Because they take their work of training people to be good Christian business people seriously.
Professors John Visser and Gary Vander Plaats each spent a week helping World Vision
employees around the world learn more about financial management and accounting in the past
several months. Their intensive week-long courses were part of an MBA program designed
specifically for World Vision, an international development organization, through Eastern
College's MBA program. Visser and Vander Plaats were tapped as adjuncts because of their
experience teaching similarly-styled executive education courses in the past several years.
World Vision is the largest non-profit organization in the world with hundreds of staff members
in many countries and a budget of over a half a billion dollars a year. The courses taught by
Vander Plaats and Visser were part of a sequence of courses that are offered in various locations
to keep down costs for earning an MBA and to allow workers to spend less time traveling.
It was a great experience to teach a group of committed Christians focusing on issues faced by
non-profit organizations, said Visser. And it was good for us, forcing us to think outside the
box about principles that have been timed-tested in business, but really need to be modified for
non-profits.
Non-profits often don't do so well with numbers, says Visser. They are used to simply working
from a budget_doing what they can with the money they have. Business works from different
mentality: you need to increase your expenditures at times to increase the value of the products
and services you are providing.
Students in the program were World Vision managers and accountants from many different
countries. Vander Plaats taught in Bangkok to mostly Asian nationals. Visser taught in South
Africa to people working in a variety of countries. Nearly all of the participants worked in their
native countries.
Vander Plaats and Visser went through topics in financial accounting, management accounting,
and non-profit accounting as well as operations management and corporate finance. They used
case studies that would help give managers the tools to answer questions such as: What are we
trying to do in a particular program and are we doing it well? How do we measure what we are
accomplishing? How do we figure out the relation between costs and benefits? The classes
met from 8:30 to 5:30 each day with participants gathering for devotions before beginning their
day. Students often stayed through lunch and after class to con-tinue discussions and ask
questions in an attempt to learn as much as they could.
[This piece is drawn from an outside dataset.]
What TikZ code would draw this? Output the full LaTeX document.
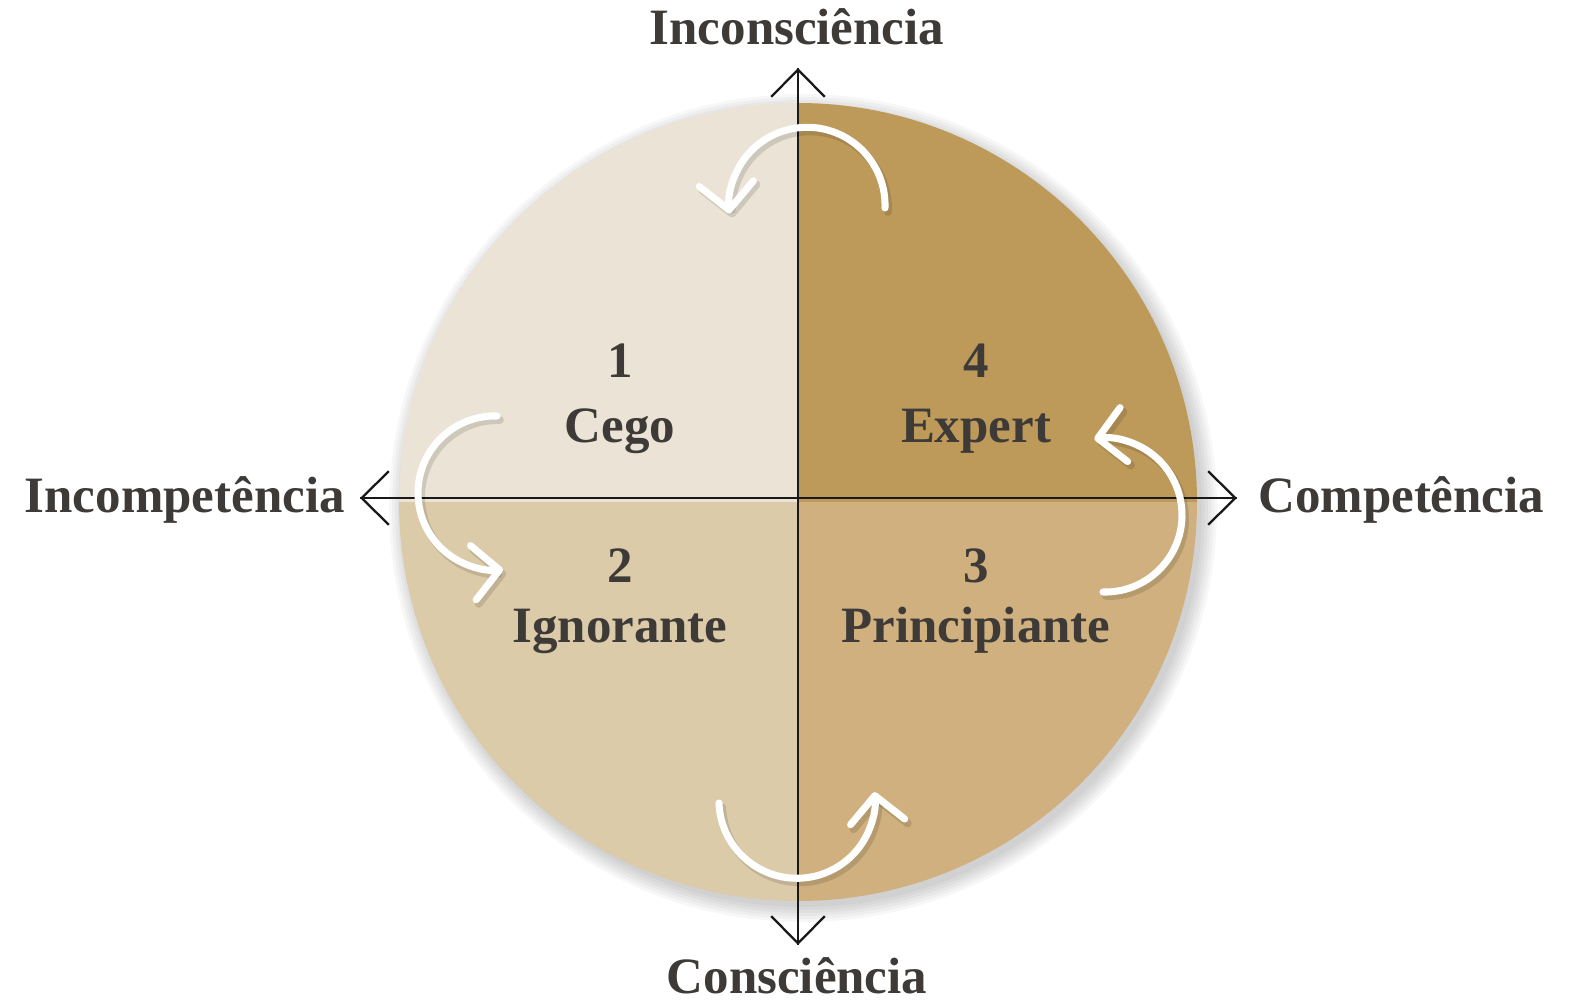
\documentclass[tikz,border=0pt]{standalone}
\usepackage{fontspec}
\setmainfont{Liberation Serif}
\usetikzlibrary{arrows.meta}
\definecolor{qTL}{HTML}{EBE4D6}
\definecolor{qTR}{HTML}{BE9A5A}
\definecolor{qBL}{HTML}{DCCBA9}
\definecolor{qBR}{HTML}{CFB07E}
\definecolor{txt}{HTML}{3E3A37}
\tikzset{
  lbl/.style={text=txt,font=\fontsize{29}{35}\selectfont\bfseries,anchor=base,inner sep=0pt},
  axis/.style={line width=1.3pt,draw=black!90,-{Straight Barb[length=15.5pt,width=30.5pt]}},
  warrow/.style={line width=4pt,draw=white,line cap=round,-{Straight Barb[length=15pt,width=31pt,round]}},
  wshadow/.style={line width=4.5pt,draw=black,opacity=0.12,line cap=round,-{Straight Barb[length=15pt,width=31pt,round]}}
}
\begin{document}
\begin{tikzpicture}[x=0.02cm,y=-0.02cm]
\useasboundingbox (0,0) rectangle (1570,1007);
\fill[white] (0,0) rectangle (1570,1007);
% soft shadow of the disc
\foreach \rr in {399,402,405,408,411,414}{
  \fill[black,opacity=0.03] (803,508) circle[radius=\rr];
}
\coordinate (c) at (798,502);
% quadrants
\fill[qTL] (c) -- +(-399,0) arc[start angle=180,end angle=270,radius=399] -- cycle;
\fill[qTR] (c) -- +(0,-399) arc[start angle=270,end angle=360,radius=399] -- cycle;
\fill[qBR] (c) -- +(399,0) arc[start angle=0,end angle=90,radius=399] -- cycle;
\fill[qBL] (c) -- +(0,399) arc[start angle=90,end angle=180,radius=399] -- cycle;
% axes
\coordinate (top) at (798,68);
\coordinate (bot) at (798,945);
\coordinate (lft) at (360,498);
\coordinate (rgt) at (1237,498);
\draw[axis] (bot) -- (top);
\draw[axis] (top) -- (bot);
\draw[axis] (rgt) -- (lft);
\draw[axis] (lft) -- (rgt);
% axis labels
\node[lbl] (inc) at (797,45) {Inconsciência};
\node[lbl] (con) at (797,993) {Consciência};
\node[lbl,anchor=base east] (incomp) at (345,512) {Incompetência};
\node[lbl,anchor=base west] (comp) at (1258,512) {Competência};
% quadrant labels
\node[lbl] (n1) at (620,377) {1};
\node[lbl] (t1) at (620,442) {Cego};
\node[lbl] (n4) at (976,377) {4};
\node[lbl] (t4) at (976,442) {Expert};
\node[lbl] (n2) at (620,582) {2};
\node[lbl] (t2) at (620,642) {Ignorante};
\node[lbl] (n3) at (976,582) {3};
\node[lbl] (t3) at (976,642) {Principiante};
% curved white arrows
\coordinate (ta) at (885,208);
\coordinate (la) at (497,416);
\coordinate (ba) at (719,803);
\coordinate (ra) at (1103,592);
\foreach \p/\a/\b/\r in {ta/2/-186/78, la/-88.5/-276/77, ba/178/-6/78, ra/91.5/-98/77}{
  \draw[wshadow] ([shift={(3,4)}]\p) arc[start angle=\a,end angle=\b,radius=\r];
  \draw[warrow] (\p) arc[start angle=\a,end angle=\b,radius=\r];
}
\end{tikzpicture}
\end{document}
These were people in their twenties and thirties identified as bright, ethical Christian people
who should be trained as future leaders, says Visser.
I was impressed with the level of Christian commitment demonstrated by people in a variety of
situations, says Vander Plaats. Such an atmosphere made it possible to accomplish a great deal.
He adds, International experience is always a positive thing.
Visser agrees. He says being in South Africa when the United States started bombing
Afghanistan helped him see in a new way how American decisions affect people in other
countries. Many of his students were deeply concerned for their families and some debated
whether to go home. It was clear from their comments that resentment against the United States
mistakenly spills over into resentment against Christians, especially English-speaking Christians
in the Third World countries.
Both professors say they will take aspects of their experience into their classrooms at Dordt,
whether that is through a lecture in GEN 300: Calling Task, and Culture, an economic
development class, or the senior business seminar. And for Visser, the conversations and
interaction he had with his students fit in perfectly with research he is doing on wealth creation
and the importance of non-profit organizations in its creation. They also deepened his
understanding of why there are so many problems in certain countries.
Visser believes that the impact of his and Vander Plaats' as well as others' teaching will be felt
broadly. Nearly fifty people from twenty-five countries now know something about Dordt
College and what it stands for, he says. And he's been reminded again that we are part of a
diverse family of God and that we have much in common with people of other racial, ethnic, and
language groups simply because we profess and worship the same Lord and Saviour. That, in
addition to everything else, makes the extra teaching load worth the effort.
Dr. John Visser's twenty-eight students came from countries in Africa, South Asia, and the
Middle East.
Dr. Gary Vander Plaats taught a course to World Vision employees in Thailand. He also took
time to experience some of the culture.